Ecuador's new president has declared a 60-day state of emergency after a top drug gang leader vanished from prison. The move comes as the country is trying to tackle soaring levels of violence and crime.
Ecuadorean President Daniel Noboa declared a state of emergency for 60 days on Monday, a day after Adolfo Macias, leader of the Los Choneros criminal gang, disappeared from the prison where he was serving a 34-year sentence.
Noboa did not mention Macias' possible escape in imposing the state of emergency, but said in an Instagram message that he won't stop until he "brings back peace to all Ecuadorians."
Police say at least four police officers have been kidnapped in Ecuador following the declaration, and unrest was reported at several prisons.
Who is Macias?
Macias, 44, known as "Fito," has been convicted of drug trafficking, murder and organized crime.
On the day of his disappearance, Sunday, he was scheduled to be transferred to a maximum security prison in the port city of Guayaquil from La Regional prison in the same city, where he was serving his sentence.

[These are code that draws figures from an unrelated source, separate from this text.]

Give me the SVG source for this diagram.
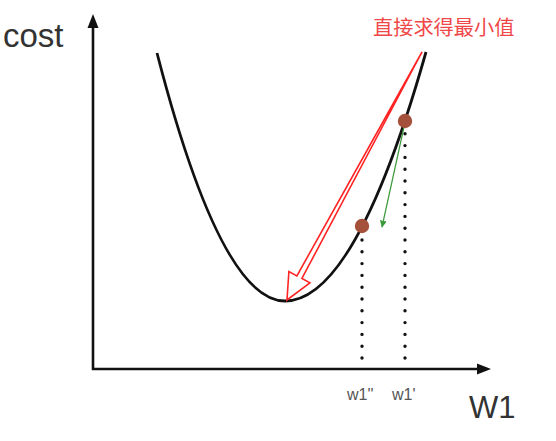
<svg xmlns="http://www.w3.org/2000/svg" width="556" height="441" viewBox="0 0 556 441">
<style>
.axis{stroke:#111;stroke-width:2.6;fill:none}
.curve{stroke:#111;stroke-width:2.8;fill:none}
.dots{stroke:#111;stroke-width:3.4;stroke-linecap:round;stroke-dasharray:0 11.8;fill:none}
.pt{fill:#a4503b}
.lbl{font-family:"Liberation Sans",Arial,sans-serif;fill:#333}
</style>
<defs>
<marker id="ga" viewBox="0 0 10 10" refX="9" refY="5" markerWidth="7" markerHeight="7" markerUnits="userSpaceOnUse" orient="auto">
<path d="M0,0 L10,5 L0,10 Z" fill="#3d9a3d"/>
</marker>
</defs>
<rect width="556" height="441" fill="#fff"/>
<g id="axes">
<line class="axis" x1="93" y1="370" x2="93" y2="24"/>
<path d="M87.5,28 L93,14 L98.5,28 Z" fill="#111"/>
<line class="axis" x1="92" y1="369" x2="480" y2="369"/>
<path d="M477,363.5 L491,369 L477,374.5 Z" fill="#111"/>
</g>
<g id="curve">
<path class="curve" d="M157,53 Q221,301 285,301 Q355.5,301 426,52"/>
</g>
<g id="connectors">
<line class="dots" x1="405" y1="358" x2="405" y2="132"/>
<line class="dots" x1="362" y1="358" x2="362" y2="236"/>
<polygon points="422,52 301.9,278.5 309.9,282.9 287,300 288.9,271.5 296.9,275.9" fill="none" stroke="#ff2424" stroke-width="1.6" stroke-linejoin="miter"/>
<line x1="404" y1="127" x2="382" y2="227" stroke="#3d9a3d" stroke-width="1.2" marker-end="url(#ga)"/>
</g>
<g id="point1"><circle class="pt" cx="405" cy="121" r="7.2"/></g>
<g id="point2"><circle class="pt" cx="362" cy="226" r="7.2"/></g>
<g id="labels">
<text class="lbl" x="3" y="47" font-size="33">cost</text>
<text class="lbl" x="469" y="418" font-size="31">W1</text>
<text class="lbl" x="347" y="400" font-size="16" style="fill:#555">w1''</text>
<text class="lbl" x="392" y="400" font-size="16" style="fill:#555">w1'</text>
<text x="373" y="35" font-size="20.2" fill="#f04848" font-family="'Noto Sans CJK SC','Noto Sans CJK JP',sans-serif">直接求得最小值</text>
</g>
</svg>
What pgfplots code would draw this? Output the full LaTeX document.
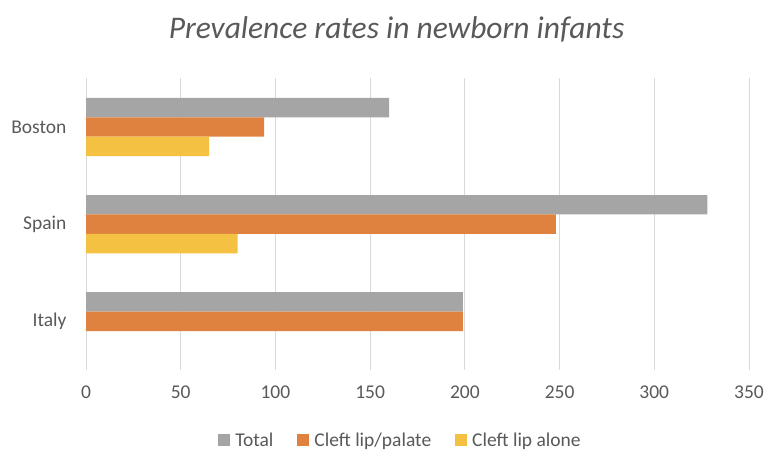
\documentclass[border=0pt]{standalone}
\usepackage{fontspec}
\setmainfont{Carlito}
\usepackage{pgfplots}
\pgfplotsset{compat=1.18}

\definecolor{cTotal}{HTML}{A5A5A5}
\definecolor{cPalate}{HTML}{E0823F}
\definecolor{cAlone}{HTML}{F5C142}
\definecolor{txt}{HTML}{595959}
\definecolor{gridc}{HTML}{D9D9D9}

\begin{document}
\begin{tikzpicture}
\path (0,0) rectangle (775pt,465pt);
\begin{axis}[
    at={(86pt,95pt)}, anchor=south west,
    scale only axis,
    width=663pt, height=291.6pt,
    xbar,
    bar width=0.2,
    xmin=0, xmax=350,
    ymin=-0.5, ymax=2.5,
    xtick={0,50,...,350},
    ytick={0,1,2},
    yticklabels={Italy,Spain,Boston},
    axis line style={draw=none},
    major tick length=0pt,
    xmajorgrids,
    grid style={gridc, line width=1pt},
    tick label style={font=\fontsize{19.5}{23}\selectfont, text=txt},
    /pgf/number format/assume math mode=true,
    xticklabel style={yshift=-12pt},
    yticklabel style={xshift=-16pt},
    title={Prevalence rates in newborn infants},
    title style={font=\fontsize{31.5}{36}\selectfont\itshape, text=txt,
        at={(rel axis cs:0.5,1)}, anchor=center, yshift=43pt, xshift=-21pt},
    legend style={at={(rel axis cs:0.5,-0.24)}, anchor=center, draw=none,
        xshift=-17pt,
        font=\fontsize{19.5}{23}\selectfont, text=txt,
        legend columns=3,
        /tikz/every odd column/.append style={column sep=3pt},
        /tikz/every even column/.append style={column sep=22pt}},
    legend image code/.code={\fill[#1] (0pt,-6pt) rectangle (12pt,6pt);},
]
\addplot[fill=cTotal, draw=none, bar shift=0.2] coordinates {(160,2) (328,1) (199,0)};
\addplot[fill=cPalate, draw=none, bar shift=0] coordinates {(94,2) (248,1) (199,0)};
\addplot[fill=cAlone, draw=none, bar shift=-0.2] coordinates {(65,2) (80,1)};
\legend{Total, Cleft lip/palate, Cleft lip alone}
\end{axis}
\end{tikzpicture}
\end{document}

His gang, Los Choneros, is thought by authorities to be behind a surge in violence that reached a peak last year with the killing of presidential candidate Fernando Villavicencio. The politician had said the group threatened him, but no charges have been brought against it or Macias over the killing.
Los Choneros is believed to be linked to Mexico's Sinaloa cartel.
Macias has succeeded once before, in February 2013, in escaping from a maximum security facility, but he was recaptured a few weeks later.
He is believed to have kept controlling his group from within the detention facility.
What does the state of emergency mean?
Under a state of emergency, the military can deploy onto the streets and into prisons.
A national nighttime curfew from 11:00 p.m. to 05:00 a.m. has also been imposed.
Noboa's predecessor, Guillermo Lasso, often used states of emergency as a way to confront the wave of violence that has affected the South American country.